= 18 October Coalition for Rights and Freedoms =

The 18 October Coalition for Rights and Freedoms in Tunisia (French: Collectif du 18 Octobre) was formed when a number of political parties, NGOs and human rights activists advocating various political ideologies, among them Islamists, secularists and communists, came together to campaign against the dictatorship, political misconduct and human rights violations of Tunisian president Zine El Abidine Ben Ali’s regime in pre-revolutionary Tunisia. As the head of the Tunisian Journalists Union (SNJT-French: Syndicat National des Journalistes Tunisiens) and human rights activist Lutfi Hajji writes, the coalition “expressed the long- cherished hope of the political and civil forces in the country that by rallying around basic claims, a balance could be reached between the ruling party, which had dominated all aspects of political life for half a century, and the opposition forces which remained disparate and hindered by their internal and external disputes.”

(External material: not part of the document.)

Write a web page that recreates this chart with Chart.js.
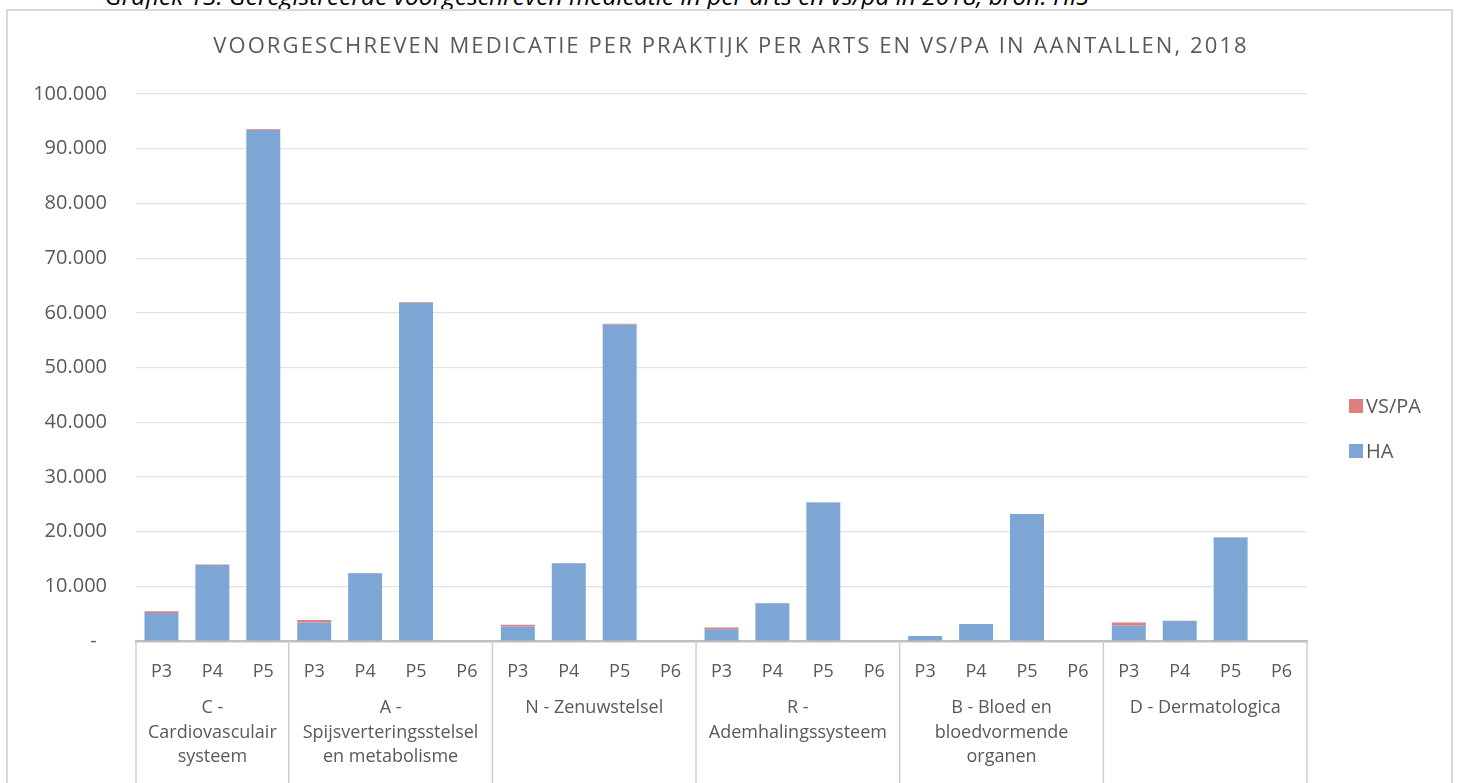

The Coalition arose out of a protest, organised by opposition and human rights groups, against the hosting of the United Nations-sponsored World Summit on the Information Society by Tunisia, in November 2005. The sit-in involved a 52-day protest at the headquarters of the Tunisian Order of Lawyers in Tunis and a 32-day hunger strike by the following eight national personalities representing various political parties and civil organisations: Abderraouf Ayadi, Ahmed Najib Chebbi, Samir Dilou, Hamma Hammami, Mohamed Nouri, Ayachi Hammami, Mokhtar Yahyaoui and Lutfi Hajji. The strike began on 18 October 2005, one month before the World Summit on the Information Society, in order to draw attention to the violations of basic freedoms in Tunisia.

The demands were:
- Freedom of association for all
- Freedom of information and expression
- Release of political prisoners
A forum was formed in which the opposition groups elaborated a shared vision for a democratic Tunisia. The Coalition produced joint position papers on fundamental issues such as consensus on democracy, civil liberties, gender equality, freedom of belief and conscience and the relationship between religion and state. The Coalition also laid the foundation for future common ground between Tunisia’s main political opposition forces, which served as a basis for cooperation after the Revolution.